Second. Appellant insists that the court's judgment against him on the merits is not sustained by the evidence, but we think we must also overrule all assignments involving this question. Appellant's only serious contention, as it seems to us, is that he had the right to appropriate appellees' part of the proceeds of the sale of the land in satisfaction of his fee, and he has cited a number of authorities as supporting this contention. The authorities, however, we think are inapplicable here. They relate to cases in which some specified sum as fee had been agreed upon, and where the attorney having received money of his client was permitted to appropriate it in satisfaction of the fee agreed upon, but here no such state of facts exists. In the case before us, as before stated, appellant's greatest right was to receive one-half of each separate tract of land recovered by him, or one-half of the proceeds of any single tract sold. We do not see how it can be seriously contended that he would have the right to appropriate the whole of the proceeds of the tract of land involved in this controversy merely because his interest in other tracts not so sold was of as great a value as the amount of the proceeds converted. To so permit appellant to do would be to enable him to dictate his own terms of partition and to appropriate money in lieu of land against appellees' consent.
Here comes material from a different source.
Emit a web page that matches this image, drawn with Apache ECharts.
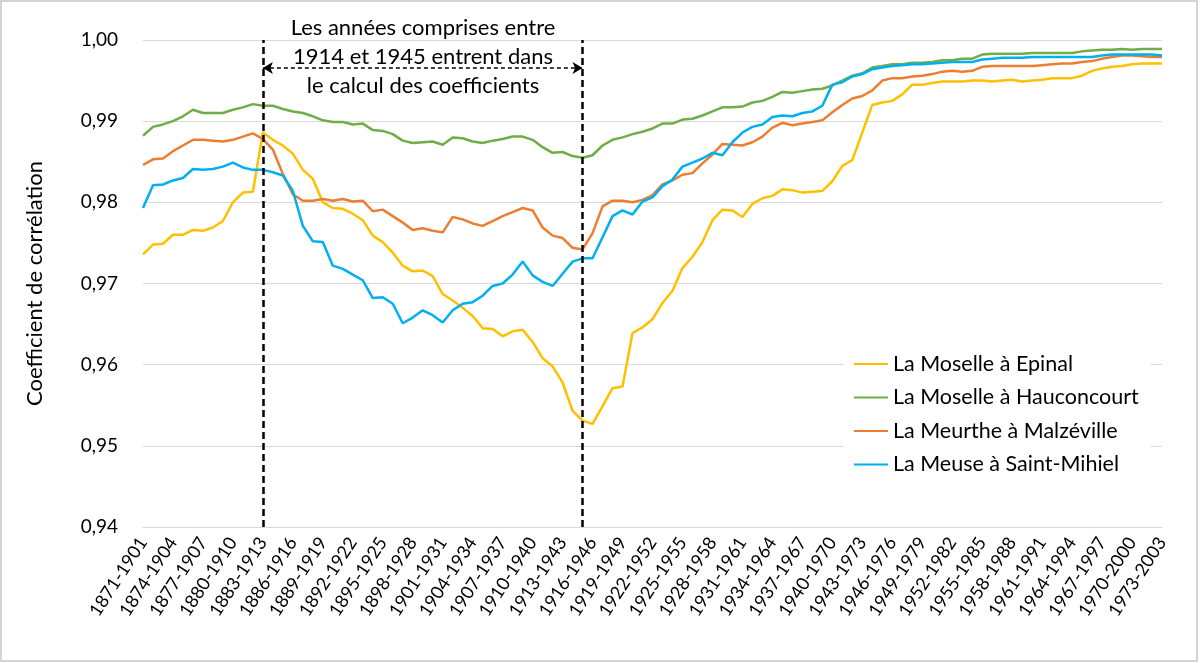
<!DOCTYPE html>
<html>
<head>
<meta charset="utf-8">
<script src="https://cdn.jsdelivr.net/npm/echarts@6/dist/echarts.min.js"></script>
<style>
html,body{margin:0;padding:0;background:#fff;}
#c{width:1200px;height:663px;}
</style>
</head>
<body>
<div id="c"></div>
<script>
const categories = [
"1871-1901","1872-1902","1873-1903","1874-1904","1875-1905","1876-1906","1877-1907","1878-1908","1879-1909","1880-1910",
"1881-1911","1882-1912","1883-1913","1884-1914","1885-1915","1886-1916","1887-1917","1888-1918","1889-1919","1890-1920",
"1891-1921","1892-1922","1893-1923","1894-1924","1895-1925","1896-1926","1897-1927","1898-1928","1899-1929","1900-1930",
"1901-1931","1902-1932","1903-1933","1904-1934","1905-1935","1906-1936","1907-1937","1908-1938","1909-1939","1910-1940",
"1911-1941","1912-1942","1913-1943","1914-1944","1915-1945","1916-1946","1917-1947","1918-1948","1919-1949","1920-1950",
"1921-1951","1922-1952","1923-1953","1924-1954","1925-1955","1926-1956","1927-1957","1928-1958","1929-1959","1930-1960",
"1931-1961","1932-1962","1933-1963","1934-1964","1935-1965","1936-1966","1937-1967","1938-1968","1939-1969","1940-1970",
"1941-1971","1942-1972","1943-1973","1944-1974","1945-1975","1946-1976","1947-1977","1948-1978","1949-1979","1950-1980",
"1951-1981","1952-1982","1953-1983","1954-1984","1955-1985","1956-1986","1957-1987","1958-1988","1959-1989","1960-1990",
"1961-1991","1962-1992","1963-1993","1964-1994","1965-1995","1966-1996","1967-1997","1968-1998","1969-1999","1970-2000",
"1971-2001","1972-2002","1973-2003"
];

const epinal = [
0.9736,0.9748,0.9749,0.9760,0.9760,0.9766,0.9765,0.9769,0.9777,0.9800,
0.9812,0.9813,0.9886,0.9877,0.9870,0.9860,0.9840,0.9829,0.9800,0.9793,
0.9792,0.9786,0.9778,0.9759,0.9751,0.9738,0.9722,0.9715,0.9716,0.9709,
0.9687,0.9679,0.9670,0.9660,0.9645,0.9644,0.9635,0.9641,0.9643,0.9628,
0.9608,0.9598,0.9578,0.9543,0.9531,0.9527,0.9549,0.9571,0.9573,0.9639,
0.9646,0.9656,0.9676,0.9691,0.9719,0.9733,0.9751,0.9778,0.9791,0.9790,
0.9782,0.9798,0.9805,0.9808,0.9816,0.9815,0.9812,0.9813,0.9814,0.9826,
0.9845,0.9852,0.9886,0.9920,0.9923,0.9925,0.9933,0.9945,0.9945,0.9947,
0.9949,0.9949,0.9949,0.9950,0.9950,0.9949,0.9950,0.9951,0.9949,0.9950,
0.9951,0.9953,0.9953,0.9953,0.9956,0.9962,0.9965,0.9967,0.9968,0.9970,
0.9971,0.9971,0.9971
];

const hauconcourt = [
0.9882,0.9893,0.9896,0.9900,0.9906,0.9914,0.9910,0.9910,0.9910,0.9914,
0.9917,0.9921,0.9919,0.9919,0.9915,0.9912,0.9910,0.9906,0.9901,0.9899,
0.9899,0.9896,0.9897,0.9889,0.9888,0.9884,0.9876,0.9873,0.9874,0.9875,
0.9871,0.9880,0.9879,0.9875,0.9873,0.9876,0.9878,0.9881,0.9881,0.9877,
0.9868,0.9861,0.9862,0.9857,0.9855,0.9858,0.9870,0.9877,0.9880,0.9884,
0.9887,0.9891,0.9897,0.9897,0.9902,0.9903,0.9907,0.9912,0.9917,0.9917,
0.9918,0.9923,0.9925,0.9930,0.9936,0.9935,0.9937,0.9939,0.9940,0.9944,
0.9950,0.9956,0.9959,0.9966,0.9968,0.9970,0.9970,0.9972,0.9972,0.9973,
0.9975,0.9975,0.9977,0.9977,0.9982,0.9983,0.9983,0.9983,0.9983,0.9984,
0.9984,0.9984,0.9984,0.9984,0.9986,0.9987,0.9988,0.9988,0.9989,0.9988,
0.9989,0.9989,0.9989
];

const malzeville = [
0.9846,0.9853,0.9854,0.9863,0.9870,0.9877,0.9877,0.9876,0.9875,0.9877,
0.9881,0.9885,0.9878,0.9865,0.9835,0.9810,0.9802,0.9802,0.9804,0.9802,
0.9804,0.9801,0.9802,0.9789,0.9791,0.9783,0.9775,0.9766,0.9768,0.9765,
0.9763,0.9782,0.9779,0.9774,0.9771,0.9777,0.9783,0.9788,0.9793,0.9790,
0.9769,0.9759,0.9756,0.9744,0.9742,0.9762,0.9795,0.9802,0.9802,0.9800,
0.9803,0.9809,0.9822,0.9827,0.9834,0.9836,0.9848,0.9859,0.9872,0.9871,
0.9870,0.9874,0.9881,0.9892,0.9898,0.9895,0.9897,0.9899,0.9901,0.9911,
0.9920,0.9928,0.9931,0.9938,0.9950,0.9953,0.9953,0.9955,0.9956,0.9958,
0.9961,0.9962,0.9961,0.9962,0.9967,0.9968,0.9968,0.9968,0.9968,0.9968,
0.9969,0.9970,0.9971,0.9971,0.9973,0.9974,0.9977,0.9979,0.9981,0.9981,
0.9980,0.9979,0.9979
];

const stmihiel = [
0.9793,0.9821,0.9822,0.9827,0.9830,0.9841,0.9840,0.9841,0.9844,0.9849,
0.9843,0.9840,0.9840,0.9837,0.9833,0.9814,0.9771,0.9752,0.9751,0.9722,
0.9718,0.9711,0.9704,0.9682,0.9683,0.9675,0.9651,0.9658,0.9667,0.9661,
0.9652,0.9667,0.9675,0.9677,0.9685,0.9697,0.9700,0.9711,0.9727,0.9710,
0.9702,0.9697,0.9712,0.9727,0.9731,0.9731,0.9757,0.9783,0.9790,0.9785,
0.9801,0.9806,0.9820,0.9828,0.9844,0.9849,0.9854,0.9861,0.9858,0.9874,
0.9886,0.9893,0.9896,0.9905,0.9907,0.9906,0.9910,0.9912,0.9919,0.9945,
0.9948,0.9955,0.9958,0.9964,0.9966,0.9968,0.9969,0.9970,0.9970,0.9971,
0.9972,0.9973,0.9973,0.9973,0.9976,0.9977,0.9978,0.9978,0.9978,0.9979,
0.9979,0.9979,0.9979,0.9979,0.9979,0.9979,0.9981,0.9982,0.9982,0.9982,
0.9982,0.9982,0.9981
];

const seriesNames = ["La Moselle à Epinal","La Moselle à Hauconcourt","La Meurthe à Malzéville","La Meuse à Saint-Mihiel"];
const seriesColors = ["#FFC000","#70AD47","#ED7D31","#00B0F0"];
const periodBounds = ["1883-1913","1915-1945"];
const arrowLevel = 0.99655;
const noteLines = ["Les années comprises entre","1914 et 1945 entrent dans","le calcul des coefficients"];

const FONT = "Lato, 'Noto Sans', sans-serif";
const chart = echarts.init(document.getElementById('c'), null, {renderer:'canvas'});

function lineSeries(name, data, color, extra) {
  return Object.assign({
    name: name, type: 'line', data: data, symbol: 'none', showSymbol: false,
    lineStyle: {color: color, width: 2.5}, itemStyle: {color: color},
    emphasis: {disabled: true}, animation: false
  }, extra || {});
}

const option = {
  animation: false,
  backgroundColor: '#ffffff',
  textStyle: {fontFamily: FONT, color: '#000'},
  grid: {left: 143, right: 38, top: 40, bottom: 136, containLabel: false},
  xAxis: {
    type: 'category', data: categories, boundaryGap: false,
    axisLine: {lineStyle: {color: '#d9d9d9', width: 1}},
    axisTick: {show: false},
    axisLabel: {interval: 2, rotate: 57, color: '#000', fontSize: 18, margin: 12, fontFamily: FONT},
    splitLine: {show: false}
  },
  yAxis: {
    type: 'value', min: 0.94, max: 1.0, interval: 0.01,
    name: 'Coefficient de corrélation', nameLocation: 'middle', nameGap: 97,
    nameTextStyle: {fontSize: 22, color: '#000', fontFamily: FONT},
    axisLine: {show: false}, axisTick: {show: false},
    axisLabel: {formatter: v => v.toFixed(2).replace('.', ','), fontSize: 19, color: '#000', margin: 25, fontFamily: FONT},
    splitLine: {lineStyle: {color: '#d9d9d9', width: 1}}
  },
  legend: {
    orient: 'vertical', left: 843, top: 348,
    itemWidth: 34, itemHeight: 14, itemGap: 11.5,
    itemStyle: {opacity: 0},
    backgroundColor: '#ffffff', padding: [5, 12, 5, 10],
    textStyle: {fontSize: 21.5, color: '#000', fontFamily: FONT},
    data: seriesNames
  },
  graphic: [
    {type: 'rect', silent: true, z: 100, shape: {x: 1, y: 1, width: 1196, height: 660},
     style: {fill: 'none', stroke: '#c6c6c6', lineWidth: 1.5}},
    {type: 'text', silent: true, z: 100, x: 423, y: 13,
     style: {text: noteLines.join('\n'), fill: '#000', font: "22px " + FONT, align: 'center', verticalAlign: 'top', lineHeight: 29}}
  ],
  series: [
    lineSeries(seriesNames[0], epinal, seriesColors[0], {
      markLine: {
        silent: true, symbol: ['none', 'none'], animation: false,
        label: {show: false},
        lineStyle: {color: '#000', type: [7, 4], width: 2.5},
        data: periodBounds.map(b => ({xAxis: b}))
      }
    }),
    lineSeries(seriesNames[1], hauconcourt, seriesColors[1], {
      markLine: {
        silent: true, symbol: ['arrow', 'arrow'], symbolSize: [9, 10], animation: false,
        label: {show: false},
        lineStyle: {color: '#000', type: [4, 3], width: 1.5},
        data: [[{coord: [periodBounds[0], arrowLevel]}, {coord: [periodBounds[1], arrowLevel]}]]
      }
    }),
    lineSeries(seriesNames[2], malzeville, seriesColors[2]),
    lineSeries(seriesNames[3], stmihiel, seriesColors[3])
  ]
};
chart.setOption(option);
</script>
</body>
</html>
It is also urged that appellees' claim was barred by limitation, but the evidence seems to be against appellant on this issue. Appellees' testimony, as before stated, was to the effect that for a number of years following the sale of the land in 1904 they had repeatedly written to appellant seeking information as to what had been done with their lands, that appellant wholly failed to answer such inquiries, and that appellees did not learn of the sale in question until after they had instituted an independent *1042 investigation less than two years prior to the institution of this suit.
There is also a contention that appellant should have been allowed to deduct from appellees' part of the proceeds certain expenses, but the question has not been presented as an independent proposition, but under an assignment alleging that the court erred in rendering any judgment, and this assignment we cannot sustain.
We conclude that all assignments of error must be overruled, and the judgment affirmed.